---------- Data lines

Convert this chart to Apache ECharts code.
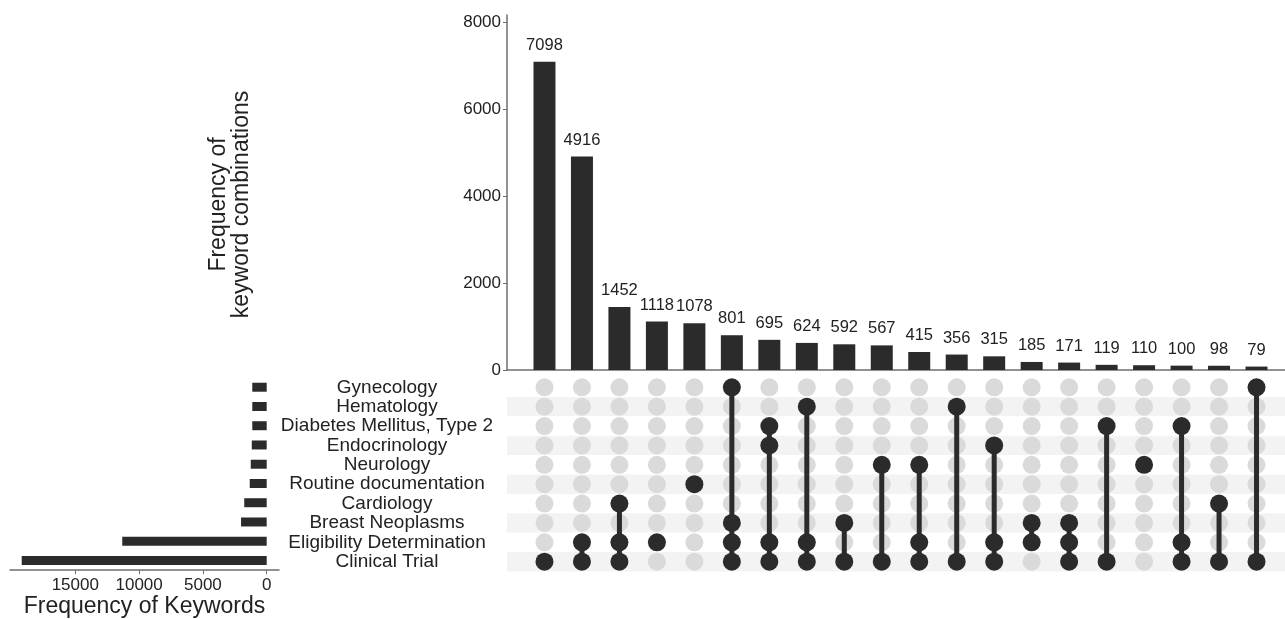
<!DOCTYPE html>
<html>
<head>
<meta charset="utf-8">
<script src="https://cdn.jsdelivr.net/npm/echarts@6/dist/echarts.min.js"></script>
<style>
  html, body { margin: 0; padding: 0; background: #ffffff; }
  #chart { width: 1285px; height: 619px; }
</style>
</head>
<body>
<div id="chart"></div>
<script>
// ---- data ----
const sets = [
  'Gynecology', 'Hematology', 'Diabetes Mellitus, Type 2', 'Endocrinology', 'Neurology',
  'Routine documentation', 'Cardiology', 'Breast Neoplasms', 'Eligibility Determination', 'Clinical Trial'
];
const setSizes = [1130, 1130, 1130, 1170, 1250, 1330, 1760, 2010, 11320, 19200];

const comboSizes = [7098, 4916, 1452, 1118, 1078, 801, 695, 624, 592, 567,
                    415, 356, 315, 185, 171, 119, 110, 100, 98, 79];
// members of each combination, as indices into `sets`
const comboSets = [
  [9], [8, 9], [6, 8, 9], [8], [5], [0, 7, 8, 9], [2, 3, 8, 9], [1, 8, 9], [7, 9], [4, 9],
  [4, 8, 9], [1, 9], [3, 8, 9], [7, 8], [7, 8, 9], [2, 9], [4], [2, 8, 9], [6, 9], [0, 9]
];

const comboTicks = [0, 2000, 4000, 6000, 8000];
const setTicks = [0, 5000, 10000, 15000];

// ---- derived ----
const barData = comboSizes.map((v, i) => [i, v]);
const inactive = [], active = [], links = [];
comboSets.forEach((members, i) => {
  sets.forEach((s, j) => {
    (members.includes(j) ? active : inactive).push([i, j]);
  });
  if (members.length > 1) links.push([i, Math.min(...members), Math.max(...members)]);
});

const FONT = '"Liberation Sans", Arial, Helvetica, sans-serif';
const TXT = '#222222';
const AX = '#6e6e6e';
const DARK = '#2b2b2b';
const plain = v => String(v);

const chart = echarts.init(document.getElementById('chart'));
chart.setOption({
  animation: false,
  backgroundColor: '#ffffff',
  textStyle: { fontFamily: FONT },
  grid: [
    { left: 507, right: 0, top: 15, bottom: 249 },
    { left: 507, right: 0, top: 377.6, bottom: 47.6 },
    { left: 10, right: 1006, top: 377.6, bottom: 47.6 }
  ],
  xAxis: [
    { type: 'value', gridIndex: 0, min: -1, max: 19.76,
      axisLine: { show: true, onZero: false, lineStyle: { color: AX, width: 1.5 } },
      axisTick: { show: false }, axisLabel: { show: false }, splitLine: { show: false } },
    { type: 'value', gridIndex: 1, min: -1, max: 19.76, show: false, splitLine: { show: false } },
    { type: 'value', gridIndex: 2, inverse: true, min: -964, max: 20118,
      axisLine: { show: true, onZero: false, lineStyle: { color: AX, width: 1.5 } },
      axisTick: { show: true, length: 4, customValues: setTicks, lineStyle: { color: AX } },
      axisLabel: { customValues: setTicks, formatter: plain, fontSize: 17, color: TXT, margin: 7, fontFamily: FONT },
      splitLine: { show: false },
      name: 'Frequency of Keywords', nameLocation: 'middle', nameGap: 22,
      nameTextStyle: { fontSize: 23, color: TXT, fontFamily: FONT } }
  ],
  yAxis: [
    { type: 'value', gridIndex: 0, min: 0, max: 8177,
      axisLine: { show: true, onZero: false, lineStyle: { color: AX, width: 1.5 } },
      axisTick: { show: true, length: 4, customValues: comboTicks, lineStyle: { color: AX } },
      axisLabel: { customValues: comboTicks, formatter: plain, fontSize: 17, color: TXT, margin: 6, fontFamily: FONT },
      splitLine: { show: false },
      name: 'Frequency of\nkeyword combinations', nameLocation: 'middle', nameGap: 254,
      nameTextStyle: { fontSize: 23, lineHeight: 23, color: TXT, fontFamily: FONT, padding: [0, 24, 0, 0] } },
    { type: 'category', gridIndex: 1, data: sets, inverse: true,
      axisLine: { show: false }, axisTick: { show: false },
      axisLabel: { interval: 0, align: 'center', margin: 120, fontSize: 19, color: TXT, fontFamily: FONT },
      splitLine: { show: false },
      splitArea: { show: true, interval: 0, areaStyle: { color: ['#ffffff', '#f3f3f3'] } } },
    { type: 'category', gridIndex: 2, data: sets, inverse: true, show: false }
  ],
  series: [
    { type: 'bar', xAxisIndex: 0, yAxisIndex: 0, data: barData, barWidth: 22,
      itemStyle: { color: DARK },
      label: { show: true, position: 'top', distance: 8, fontSize: 16.5, color: TXT, fontFamily: FONT } },
    { type: 'scatter', xAxisIndex: 1, yAxisIndex: 1, data: inactive, symbol: 'circle', symbolSize: 18,
      itemStyle: { color: '#dadada', opacity: 1 }, z: 2, silent: true },
    { type: 'custom', xAxisIndex: 1, yAxisIndex: 1, data: links, z: 3, silent: true,
      encode: { x: 0, y: [1, 2] },
      renderItem: function (params, api) {
        const x = api.value(0);
        const a = api.coord([x, api.value(1)]);
        const b = api.coord([x, api.value(2)]);
        return { type: 'line', shape: { x1: a[0], y1: a[1], x2: b[0], y2: b[1] },
                 style: { stroke: DARK, lineWidth: 5 } };
      } },
    { type: 'scatter', xAxisIndex: 1, yAxisIndex: 1, data: active, symbol: 'circle', symbolSize: 18,
      itemStyle: { color: DARK, opacity: 1 }, z: 4, silent: true },
    { type: 'bar', xAxisIndex: 2, yAxisIndex: 2, data: setSizes, barWidth: 9,
      itemStyle: { color: DARK } }
  ]
});
</script>
</body>
</html>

--------------------

- _Brief_: Copy exactly the lines running from the beginning of the listing through the line that has "const setTicks = [0, 5000, 10000, 15000];". Drop the pictures.

- _Answer to this task_:
Convert this chart to Apache ECharts code.
<!DOCTYPE html>
<html>
<head>
<meta charset="utf-8">
<script src="https://cdn.jsdelivr.net/npm/echarts@6/dist/echarts.min.js"></script>
<style>
  html, body { margin: 0; padding: 0; background: #ffffff; }
  #chart { width: 1285px; height: 619px; }
</style>
</head>
<body>
<div id="chart"></div>
<script>
// ---- data ----
const sets = [
  'Gynecology', 'Hematology', 'Diabetes Mellitus, Type 2', 'Endocrinology', 'Neurology',
  'Routine documentation', 'Cardiology', 'Breast Neoplasms', 'Eligibility Determination', 'Clinical Trial'
];
const setSizes = [1130, 1130, 1130, 1170, 1250, 1330, 1760, 2010, 11320, 19200];

const comboSizes = [7098, 4916, 1452, 1118, 1078, 801, 695, 624, 592, 567,
                    415, 356, 315, 185, 171, 119, 110, 100, 98, 79];
// members of each combination, as indices into `sets`
const comboSets = [
  [9], [8, 9], [6, 8, 9], [8], [5], [0, 7, 8, 9], [2, 3, 8, 9], [1, 8, 9], [7, 9], [4, 9],
  [4, 8, 9], [1, 9], [3, 8, 9], [7, 8], [7, 8, 9], [2, 9], [4], [2, 8, 9], [6, 9], [0, 9]
];

const comboTicks = [0, 2000, 4000, 6000, 8000];
const setTicks = [0, 5000, 10000, 15000];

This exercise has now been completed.